Lots of folks are looking into Knowledge Management or Knowledge Engineering but even that has to have some kind of framework. EA actually takes into account the boundaries within an organization and the crossing of those boundaries with customers, suppliers and stakeholders outside the organization's control. What we are finding is that we need a mix of 20% innovation, which is where we look at the boundaries and determine where we can inject new ideas and groups to help in diversifying the overall business plans to incoprate new products or new methods or materials, etc. We still have to look at processes the same way: people, methods, materials (expendables), policies (this is more important for government organizations) and machines. How they all work together to give us a capability and how that capability contributes to the success of the organization has to be part of the EA design.
The other 80% of the mix is what is called transformation, which is really where the BPR comes into play. You cannot transform what you don't have; therefore transformation is optimization of your current processes which leads you to change things internally within the organization's boundaries. This is more the inner management and not the strategic management where the organization's exterior boundaries have to be addressed. This mix is very important for any organization to survive and it also relates to modern physics where we are discovering that in natural design, networks are formed and need to survive within changing environments.

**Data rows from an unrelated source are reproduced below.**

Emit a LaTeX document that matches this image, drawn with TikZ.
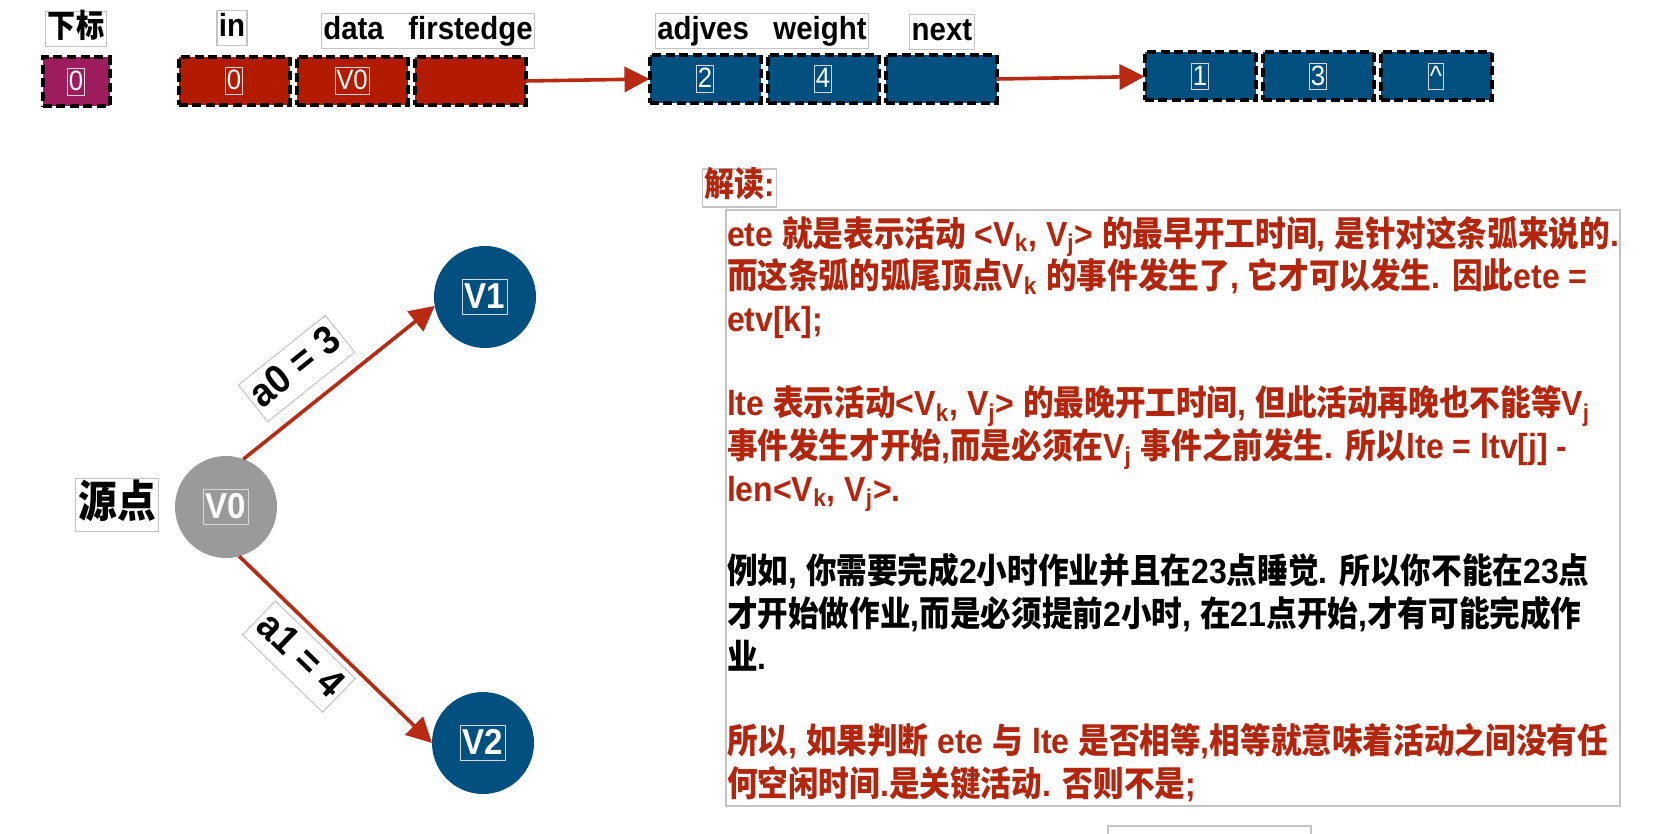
\documentclass[tikz,border=0pt]{standalone}
\usepackage{fontspec}
\setmainfont{Liberation Sans}[FakeStretch=0.92]
\newfontfamily\cjkfont{Noto Sans CJK SC}[FakeStretch=0.88]
\usetikzlibrary{arrows.meta,positioning}
\definecolor{CellPlum}{HTML}{9C1C5E}
\definecolor{CellRed}{HTML}{B31B00}
\definecolor{CellBlue}{HTML}{02507F}
\definecolor{NoteRed}{HTML}{B3260D}
\definecolor{ArcRed}{HTML}{B82A12}
\definecolor{NodeGray}{HTML}{9A9A9A}
\definecolor{FrameGray}{HTML}{C4C4C4}
\definecolor{TagLine}{HTML}{D8D8D8}

% switch to the CJK font for runs of Han characters
\newXeTeXintercharclass\HanClass
\count255="4E00
\loop\XeTeXcharclass\count255=\HanClass\advance\count255 by 1 \ifnum\count255<"A000\repeat
\XeTeXinterchartoks 0 \HanClass = {\cjkfont}
\XeTeXinterchartoks 4095 \HanClass = {\cjkfont}
\XeTeXinterchartoks \HanClass 0 = {\rmfamily}
\XeTeXinterchartoks \HanClass 4095 = {\rmfamily}
\XeTeXinterchartoks \HanClass \HanClass = {}
\XeTeXinterchartokenstate=1

\newcommand{\vsub}[1]{V\textsubscript{#1}}

\begin{document}
\begin{tikzpicture}[x=0.5pt,y=-0.5pt,
  every node/.style={outer sep=0pt},
  cell/.style={draw=black, line width=2pt, dash pattern=on 4.5pt off 2.3pt, minimum width=55.5pt, minimum height=24pt, inner sep=0pt},
  idxcell/.style={cell, fill=CellPlum, minimum width=33.5pt, minimum height=24.5pt},
  vexcell/.style={cell, fill=CellRed},
  arccell/.style={cell, fill=CellBlue},
  valtag/.style={draw=TagLine, line width=0.4pt, inner sep=0.6pt, text height=10.5pt, text depth=1.5pt, text=white, font=\fontsize{14}{14}\selectfont},
  fieldtag/.style={draw=FrameGray, line width=0.6pt, inner sep=1pt, text height=12pt, text depth=3.5pt, font=\fontsize{16}{16}\selectfont\bfseries},
  vertex/.style={circle, minimum size=51pt, inner sep=0pt},
  vtag/.style={draw=TagLine, line width=0.4pt, inner sep=1pt, text height=13.5pt, text depth=2pt, text=white, font=\fontsize{18}{18}\selectfont\bfseries},
  arc/.style={-{Triangle[length=12.5pt,width=12.5pt]}, line width=1.8pt, draw=ArcRed},
  wlabel/.style={draw=FrameGray, line width=0.5pt, fill=white, inner sep=2pt, text height=15pt, text depth=4.5pt, font=\fontsize{20}{20}\selectfont\bfseries},
  note/.style={align=left, inner sep=0pt, anchor=north west, text=NoteRed, font=\fontsize{17.4}{21.35}\selectfont\bfseries}
]
  \path[use as bounding box, fill=white] (0,0) rectangle (1664,834);

  % adjacency list of vertex 0
  \node[idxcell] (idx) at (76,82) {};
  \node[valtag] (idxval) at (idx) {0};
  \node[vexcell] (vin) at (234,81) {};
  \node[vexcell, right=3.5pt of vin] (vdata) {};
  \node[vexcell, right=3.5pt of vdata] (vfirst) {};
  \node[valtag] (vinval) at (vin) {0};
  \node[valtag] (vdataval) at (vdata) {V0};

  \node[arccell] (adj1) at (705,79) {};
  \node[arccell, right=3.5pt of adj1] (wt1) {};
  \node[arccell, right=3.5pt of wt1] (nxt1) {};
  \node[valtag] (adj1val) at (adj1) {2};
  \node[valtag] (wt1val) at (wt1) {4};

  \node[arccell] (adj2) at (1200,76.5) {};
  \node[arccell, right=3.5pt of adj2] (wt2) {};
  \node[arccell, right=3.5pt of wt2] (nxt2) {};
  \node[valtag] (adj2val) at (adj2) {1};
  \node[valtag] (wt2val) at (wt2) {3};
  \node[valtag] (nxt2val) at (nxt2) {\textasciicircum};

  \node[fieldtag] (hidx) at (76,29) {下标};
  \node[fieldtag] (hin) at (232,28) {in};
  \node[fieldtag] (hdata) at (428,31) {data\ \ \ firstedge};
  \node[fieldtag] (hadj) at (762,31) {adjves\ \ \ weight};
  \node[fieldtag] (hnext) at (942,32) {next};

  \draw[arc] (vfirst.east) -- (adj1.west);
  \draw[arc] (nxt1.east) -- (adj2.west);

  % the two activities leaving the source
  \node[vertex, fill=NodeGray] (v0) at (226,507) {};
  \node[vertex, fill=CellBlue] (v1) at (485,297) {};
  \node[vertex, fill=CellBlue] (v2) at (483,743) {};
  \node[vtag] (v0tag) at (v0) {V0};
  \node[vtag] (v1tag) at (v1) {V1};
  \node[vtag] (v2tag) at (v2) {V2};
  \node[wlabel, inner sep=1.5pt, text height=18pt, text depth=5.5pt, font=\fontsize{22}{22}\selectfont\bfseries] (src) at (117,505) {源点};

  \draw[arc] (v0.70) -- (v1.190) node[wlabel, sloped, pos=0.4, above=7pt] (w0) {a0 = 3};
  \draw[arc] (v0.285) -- (v2.west) node[wlabel, sloped, pos=0.42, below=3.5pt] (w1) {a1 = 4};

  % explanation
  \node[fieldtag, text=NoteRed, font=\fontsize{17}{17}\selectfont\bfseries, text height=13pt, text depth=4pt] (nhead) at (739.5,188) {解读:};
  \node[draw=FrameGray, line width=0.8pt, minimum width=447pt, minimum height=298pt, anchor=north west] (nbox) at (726,210) {};

  \node[note] (para1) at (727,216) {ete 就是表示活动 <\vsub{k}, \vsub{j}> 的最早开工时间, 是针对这条弧来说的.\\
    而这条弧的弧尾顶点\vsub{k} 的事件发生了, 它才可以发生. 因此ete =\\
    etv[k];};
  \node[note] (para2) at (727,385.5) {lte 表示活动<\vsub{k}, \vsub{j}> 的最晚开工时间, 但此活动再晚也不能等\vsub{j}\\
    事件发生才开始,而是必须在\vsub{j} 事件之前发生. 所以lte = ltv[j] -\\
    len<\vsub{k}, \vsub{j}>.};
  \node[note, text=black] (para3) at (727,553.5) {例如, 你需要完成2小时作业并且在23点睡觉. 所以你不能在23点\\
    才开始做作业,而是必须提前2小时, 在21点开始,才有可能完成作\\
    业.};
  \node[note] (para4) at (727,723.5) {所以, 如果判断 ete 与 lte 是否相等,相等就意味着活动之间没有任\\
    何空闲时间.是关键活动. 否则不是;};

  \draw[FrameGray, line width=0.8pt] (1108,850) |- (1311,826) -- (1311,850);
\end{tikzpicture}
\end{document}
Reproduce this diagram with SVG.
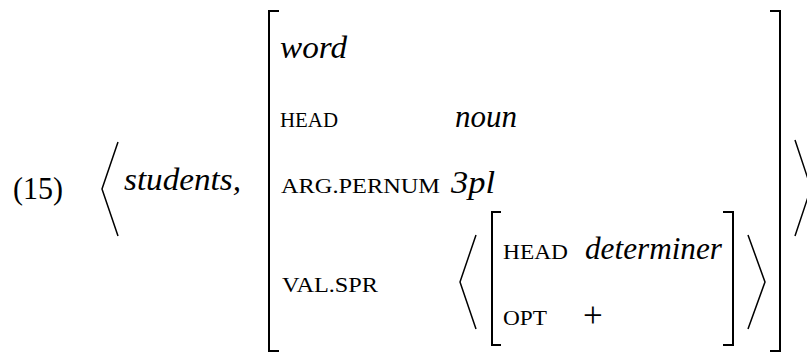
<svg xmlns="http://www.w3.org/2000/svg" width="807" height="354" viewBox="0 0 807 354">
<style>
text{font-family:'Liberation Serif','Times New Roman',serif;fill:#000}
.it{font-style:italic}
.sc{font-size:22px}
.br{fill:none;stroke:#000;stroke-width:2}
.ang{fill:none;stroke:#000;stroke-width:1.5}
</style>
<rect width="807" height="354" fill="#fff"/>
<g id="label">
<text x="13" y="199" font-size="31" textLength="50" lengthAdjust="spacingAndGlyphs">(15)</text>
</g>
<g id="outer-tuple">
<polyline class="ang" points="118,142 102,189 118,236"/>
<text class="it" x="124" y="190" font-size="32" textLength="117" lengthAdjust="spacingAndGlyphs">students,</text>
<polyline class="ang" points="795,140 811,188 795,236"/>
</g>
<g id="avm">
<polyline class="br" points="279,11 269,11 269,351 279,351"/>
<polyline class="br" points="770,11 780,11 780,351 770,351"/>
<text class="it" x="280" y="58" font-size="32" textLength="67" lengthAdjust="spacingAndGlyphs">word</text>
<text class="sc" x="280" y="127" textLength="58" lengthAdjust="spacingAndGlyphs">HEAD</text>
<text class="it" x="455" y="127" font-size="31" textLength="62" lengthAdjust="spacingAndGlyphs">noun</text>
<text class="sc" x="281" y="193" textLength="159" lengthAdjust="spacingAndGlyphs">ARG.PERNUM</text>
<text class="it" x="451" y="193" font-size="31" textLength="44" lengthAdjust="spacingAndGlyphs">3pl</text>
<text class="sc" x="282" y="292" textLength="96" lengthAdjust="spacingAndGlyphs">VAL.SPR</text>
</g>
<g id="spr-list">
<polyline class="ang" points="476,235 460,282 476,329"/>
<polyline class="ang" points="748,235 765,282 748,329"/>
<g id="inner-avm">
<polyline class="br" points="501,212 492,212 492,345 501,345"/>
<polyline class="br" points="723,212 733,212 733,345 723,345"/>
<text class="sc" x="503" y="259" textLength="65" lengthAdjust="spacingAndGlyphs">HEAD</text>
<text class="it" x="585" y="259" font-size="31" textLength="137" lengthAdjust="spacingAndGlyphs">determiner</text>
<text class="sc" x="503" y="325" textLength="44" lengthAdjust="spacingAndGlyphs">OPT</text>
<text x="583" y="327" font-size="35">+</text>
</g>
</g>
</svg>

there are too many acronyms in the world of management, BPA, BPI, BPR, TMQ, BPM, BPMs, BPMN ... it is like in the world of sex, most do not study it, but they all have their own hypotheses.
the reengineering of processes is not really a bad theory, only that it is so exhaustive, it is so detailed that it exhausts the management staff and responsible for implementing it. and organizations, often do not have the time or the motivation to destroy themselves or rebuild again.